# Stated goal
Please return nothing but the lines between the line holding "Clone this chart in matplotlib." and the line holding "sac_y = [70.25, 56.0, 44.5, 44.5, 44.5, 56.0, 70.25]", both ends included, without the pictures.

# Supplied data
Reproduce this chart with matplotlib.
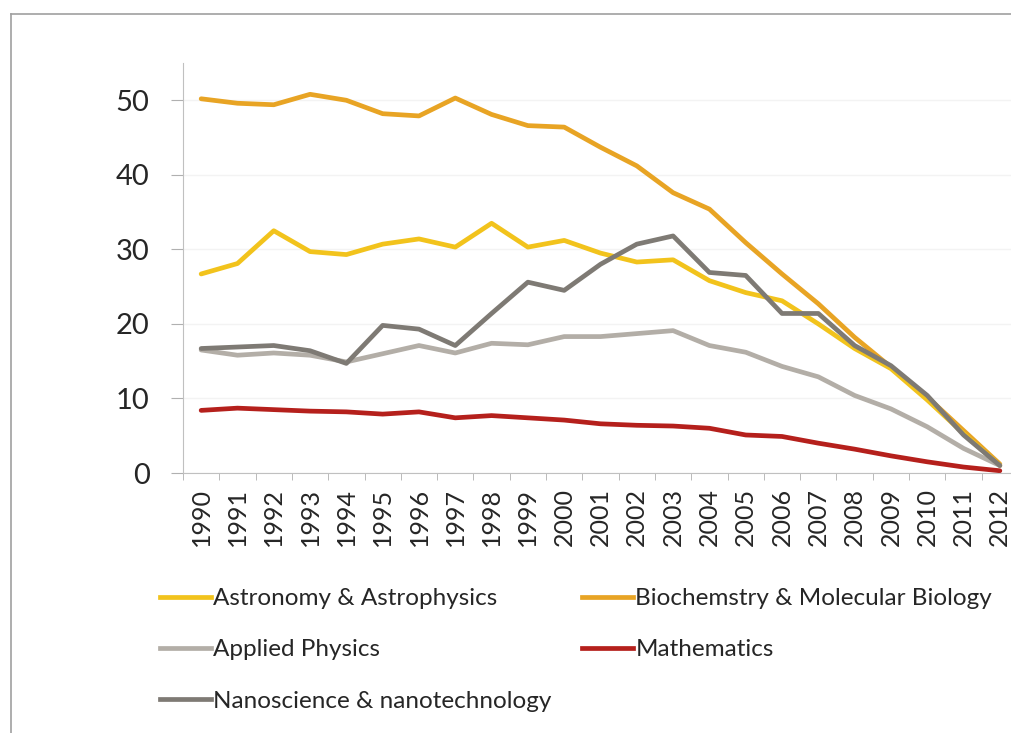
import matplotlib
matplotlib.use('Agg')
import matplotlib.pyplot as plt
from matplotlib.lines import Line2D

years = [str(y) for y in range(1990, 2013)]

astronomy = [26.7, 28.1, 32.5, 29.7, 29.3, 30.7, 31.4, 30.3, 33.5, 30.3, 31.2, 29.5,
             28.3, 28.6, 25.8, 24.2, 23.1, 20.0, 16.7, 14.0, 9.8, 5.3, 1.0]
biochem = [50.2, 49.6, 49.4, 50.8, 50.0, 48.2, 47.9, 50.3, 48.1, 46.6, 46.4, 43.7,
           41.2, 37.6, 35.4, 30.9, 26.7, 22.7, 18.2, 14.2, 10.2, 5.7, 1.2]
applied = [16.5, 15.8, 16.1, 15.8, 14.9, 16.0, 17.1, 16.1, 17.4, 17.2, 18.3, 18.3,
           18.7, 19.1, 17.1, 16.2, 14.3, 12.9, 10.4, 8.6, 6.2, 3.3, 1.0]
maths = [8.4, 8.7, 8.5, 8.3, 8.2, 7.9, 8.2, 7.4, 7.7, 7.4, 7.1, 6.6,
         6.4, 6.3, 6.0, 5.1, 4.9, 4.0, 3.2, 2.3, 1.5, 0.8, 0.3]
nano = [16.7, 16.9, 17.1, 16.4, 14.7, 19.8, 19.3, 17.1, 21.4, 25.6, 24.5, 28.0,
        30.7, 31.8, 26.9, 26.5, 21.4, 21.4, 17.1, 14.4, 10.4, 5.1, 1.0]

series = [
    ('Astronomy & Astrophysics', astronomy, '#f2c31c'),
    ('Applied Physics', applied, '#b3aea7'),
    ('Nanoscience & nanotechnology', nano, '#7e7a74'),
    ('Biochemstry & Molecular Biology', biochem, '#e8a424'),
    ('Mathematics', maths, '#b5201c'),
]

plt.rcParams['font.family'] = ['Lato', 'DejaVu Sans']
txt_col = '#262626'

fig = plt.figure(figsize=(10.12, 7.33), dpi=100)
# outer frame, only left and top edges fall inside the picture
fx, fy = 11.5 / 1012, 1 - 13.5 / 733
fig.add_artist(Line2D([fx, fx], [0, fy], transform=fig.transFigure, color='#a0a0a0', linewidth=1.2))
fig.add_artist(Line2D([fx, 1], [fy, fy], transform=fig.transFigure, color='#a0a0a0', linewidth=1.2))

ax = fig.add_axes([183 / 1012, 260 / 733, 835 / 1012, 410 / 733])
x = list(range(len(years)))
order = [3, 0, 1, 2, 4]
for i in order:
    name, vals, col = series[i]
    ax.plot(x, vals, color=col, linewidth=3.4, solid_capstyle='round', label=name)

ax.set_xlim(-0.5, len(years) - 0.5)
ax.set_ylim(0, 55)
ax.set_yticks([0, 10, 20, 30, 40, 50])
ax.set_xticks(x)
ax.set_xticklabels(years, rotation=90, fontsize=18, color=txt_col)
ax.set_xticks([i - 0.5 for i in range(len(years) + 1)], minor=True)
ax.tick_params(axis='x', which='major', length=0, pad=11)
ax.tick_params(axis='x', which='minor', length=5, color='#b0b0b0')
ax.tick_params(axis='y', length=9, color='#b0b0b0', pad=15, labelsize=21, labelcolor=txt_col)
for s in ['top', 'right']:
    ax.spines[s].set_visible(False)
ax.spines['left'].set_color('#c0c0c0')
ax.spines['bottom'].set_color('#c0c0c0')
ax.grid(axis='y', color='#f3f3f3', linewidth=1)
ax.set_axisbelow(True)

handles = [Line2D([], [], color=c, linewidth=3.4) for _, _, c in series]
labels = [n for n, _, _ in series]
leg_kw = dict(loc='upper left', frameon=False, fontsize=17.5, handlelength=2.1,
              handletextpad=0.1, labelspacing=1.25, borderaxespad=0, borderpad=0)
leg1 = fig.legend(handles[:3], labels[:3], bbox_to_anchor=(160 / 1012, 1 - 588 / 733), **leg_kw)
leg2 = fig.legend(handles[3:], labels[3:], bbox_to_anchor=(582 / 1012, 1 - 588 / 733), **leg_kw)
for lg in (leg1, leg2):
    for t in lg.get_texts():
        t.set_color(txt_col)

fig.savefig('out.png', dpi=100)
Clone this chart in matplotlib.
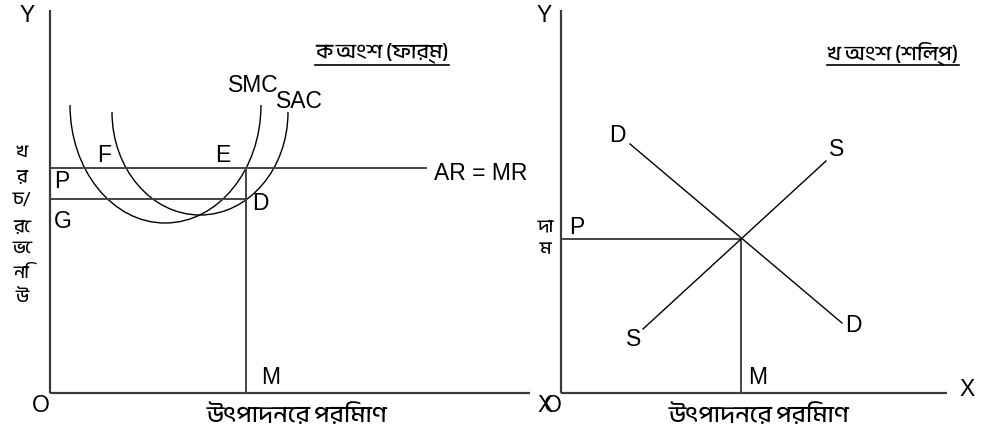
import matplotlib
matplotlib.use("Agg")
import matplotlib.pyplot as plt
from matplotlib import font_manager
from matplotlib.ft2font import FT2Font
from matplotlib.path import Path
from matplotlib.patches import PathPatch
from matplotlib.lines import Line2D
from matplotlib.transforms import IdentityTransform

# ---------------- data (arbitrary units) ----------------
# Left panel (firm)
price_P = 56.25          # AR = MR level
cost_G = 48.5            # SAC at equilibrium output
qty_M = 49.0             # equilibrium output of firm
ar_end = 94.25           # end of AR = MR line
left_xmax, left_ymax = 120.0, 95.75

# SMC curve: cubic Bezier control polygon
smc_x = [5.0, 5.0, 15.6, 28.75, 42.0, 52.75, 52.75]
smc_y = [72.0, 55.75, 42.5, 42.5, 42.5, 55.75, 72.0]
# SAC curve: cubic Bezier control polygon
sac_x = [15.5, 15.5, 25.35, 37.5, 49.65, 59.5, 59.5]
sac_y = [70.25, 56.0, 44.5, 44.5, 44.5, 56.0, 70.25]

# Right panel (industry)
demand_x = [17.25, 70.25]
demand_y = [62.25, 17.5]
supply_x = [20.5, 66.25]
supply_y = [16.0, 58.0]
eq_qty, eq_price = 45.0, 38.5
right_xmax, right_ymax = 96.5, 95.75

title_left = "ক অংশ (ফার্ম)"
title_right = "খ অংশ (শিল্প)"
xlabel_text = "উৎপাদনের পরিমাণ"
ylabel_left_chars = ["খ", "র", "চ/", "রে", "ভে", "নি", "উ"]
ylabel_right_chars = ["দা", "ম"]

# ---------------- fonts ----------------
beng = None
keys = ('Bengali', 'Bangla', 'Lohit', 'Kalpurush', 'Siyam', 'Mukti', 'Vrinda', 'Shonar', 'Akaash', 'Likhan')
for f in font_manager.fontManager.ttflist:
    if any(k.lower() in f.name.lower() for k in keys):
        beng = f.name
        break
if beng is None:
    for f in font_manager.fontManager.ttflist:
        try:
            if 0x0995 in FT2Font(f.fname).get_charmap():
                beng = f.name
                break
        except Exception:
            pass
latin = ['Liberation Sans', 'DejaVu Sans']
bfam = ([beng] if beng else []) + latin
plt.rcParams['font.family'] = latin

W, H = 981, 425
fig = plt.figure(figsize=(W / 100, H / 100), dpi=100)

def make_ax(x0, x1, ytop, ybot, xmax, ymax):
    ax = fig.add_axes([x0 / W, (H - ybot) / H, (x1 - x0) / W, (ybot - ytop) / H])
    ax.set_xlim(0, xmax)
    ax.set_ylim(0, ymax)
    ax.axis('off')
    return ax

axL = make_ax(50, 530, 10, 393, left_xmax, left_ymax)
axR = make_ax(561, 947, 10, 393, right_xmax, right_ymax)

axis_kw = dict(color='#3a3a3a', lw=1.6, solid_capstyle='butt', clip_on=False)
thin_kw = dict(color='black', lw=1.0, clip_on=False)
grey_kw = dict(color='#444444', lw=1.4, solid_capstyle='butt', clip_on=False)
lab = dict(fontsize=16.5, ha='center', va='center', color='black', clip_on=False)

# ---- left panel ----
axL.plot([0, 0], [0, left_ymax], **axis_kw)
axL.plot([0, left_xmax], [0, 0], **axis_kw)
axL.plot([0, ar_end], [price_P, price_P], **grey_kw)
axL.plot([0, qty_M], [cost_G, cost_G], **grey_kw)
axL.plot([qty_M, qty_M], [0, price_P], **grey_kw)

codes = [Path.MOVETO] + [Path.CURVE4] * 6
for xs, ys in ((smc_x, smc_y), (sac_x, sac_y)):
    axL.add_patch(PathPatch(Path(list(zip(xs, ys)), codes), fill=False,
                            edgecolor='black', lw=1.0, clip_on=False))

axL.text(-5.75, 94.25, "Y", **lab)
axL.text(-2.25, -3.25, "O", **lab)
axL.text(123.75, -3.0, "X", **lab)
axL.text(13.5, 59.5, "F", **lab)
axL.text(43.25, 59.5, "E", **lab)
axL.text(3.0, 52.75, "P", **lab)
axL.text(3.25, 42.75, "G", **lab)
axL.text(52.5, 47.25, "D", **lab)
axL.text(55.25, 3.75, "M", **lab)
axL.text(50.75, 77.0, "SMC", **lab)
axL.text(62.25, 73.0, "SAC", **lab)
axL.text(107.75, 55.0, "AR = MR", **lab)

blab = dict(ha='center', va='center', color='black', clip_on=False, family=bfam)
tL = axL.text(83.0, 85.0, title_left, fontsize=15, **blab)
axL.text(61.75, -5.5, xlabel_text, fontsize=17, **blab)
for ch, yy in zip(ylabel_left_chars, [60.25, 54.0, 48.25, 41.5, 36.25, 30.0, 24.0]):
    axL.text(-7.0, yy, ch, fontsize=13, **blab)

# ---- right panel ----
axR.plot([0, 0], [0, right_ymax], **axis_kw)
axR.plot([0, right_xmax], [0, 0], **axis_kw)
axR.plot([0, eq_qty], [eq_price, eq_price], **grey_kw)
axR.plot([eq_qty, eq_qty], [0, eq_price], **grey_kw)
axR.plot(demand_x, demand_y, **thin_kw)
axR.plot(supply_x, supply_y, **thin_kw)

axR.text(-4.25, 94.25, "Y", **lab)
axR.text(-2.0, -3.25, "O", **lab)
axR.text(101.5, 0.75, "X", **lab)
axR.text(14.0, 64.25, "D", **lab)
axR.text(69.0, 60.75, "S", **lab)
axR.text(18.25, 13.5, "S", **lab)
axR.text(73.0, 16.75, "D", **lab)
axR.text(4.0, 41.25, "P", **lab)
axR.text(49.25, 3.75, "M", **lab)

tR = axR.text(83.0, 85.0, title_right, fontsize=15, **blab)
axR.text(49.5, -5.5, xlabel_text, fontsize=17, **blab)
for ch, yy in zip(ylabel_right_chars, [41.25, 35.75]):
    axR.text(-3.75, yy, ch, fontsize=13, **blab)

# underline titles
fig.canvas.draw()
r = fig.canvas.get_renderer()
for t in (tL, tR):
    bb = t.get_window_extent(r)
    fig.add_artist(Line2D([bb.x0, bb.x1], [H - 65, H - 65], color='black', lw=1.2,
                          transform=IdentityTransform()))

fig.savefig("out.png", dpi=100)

# Answer to the problem
Clone this chart in matplotlib.
import matplotlib
matplotlib.use("Agg")
import matplotlib.pyplot as plt
from matplotlib import font_manager
from matplotlib.ft2font import FT2Font
from matplotlib.path import Path
from matplotlib.patches import PathPatch
from matplotlib.lines import Line2D
from matplotlib.transforms import IdentityTransform

# ---------------- data (arbitrary units) ----------------
# Left panel (firm)
price_P = 56.25          # AR = MR level
cost_G = 48.5            # SAC at equilibrium output
qty_M = 49.0             # equilibrium output of firm
ar_end = 94.25           # end of AR = MR line
left_xmax, left_ymax = 120.0, 95.75

# SMC curve: cubic Bezier control polygon
smc_x = [5.0, 5.0, 15.6, 28.75, 42.0, 52.75, 52.75]
smc_y = [72.0, 55.75, 42.5, 42.5, 42.5, 55.75, 72.0]
# SAC curve: cubic Bezier control polygon
sac_x = [15.5, 15.5, 25.35, 37.5, 49.65, 59.5, 59.5]
sac_y = [70.25, 56.0, 44.5, 44.5, 44.5, 56.0, 70.25]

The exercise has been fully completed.